I loaded my three fountain pens full of the Noodler's ink including my Waterman Phileas fine tip, my Waterman Expert 2 fine tip, and my Lamy Safari medium tip. I wrote out a page of text using each of the three pens for one or two paragraphs. I cut it up, took one of the paragraphs, and soaked it in water for about 20 minutes. Its just fine. The ink is as strong as it was when I put it in.
I found something else as well. My Expert 2 fountain pen, my personal favorite pen, had a bit of a broad line when writing with Waterman ink. When I switched to Noodler's I found that the line the pen wrote was much narrower yet flowed as smooth as I could ask for.

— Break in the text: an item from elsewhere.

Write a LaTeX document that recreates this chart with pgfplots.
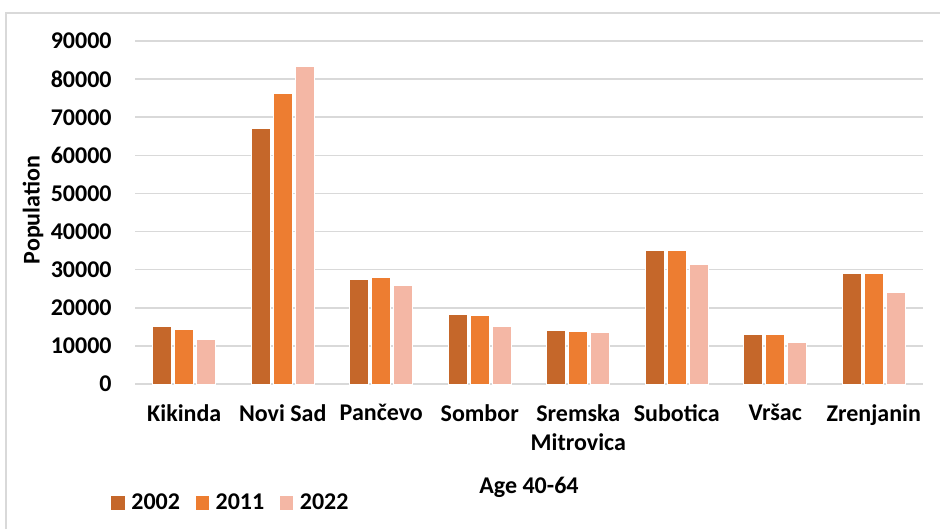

I wrote a couple pages of a story in my favorite Moleskine pocket plain notebook without any bleed through and the tip width is perfect. I couldn't ask for a better pen.
So I now have an ink both worthy of daily writing and traditional enough to let me enjoy writing strange tales of the macabre in my new leather-bound journal or my pocket Moleskines.
While the Pilot G2 is a fine pen for daily writing and especially air travel, where fountain pens have a tendency of exploding with greatly humorous results, I will write daily with my Waterman Expert 2 fountain pen with Noodler's ink. It is traditional, fun, archival, and water resistant.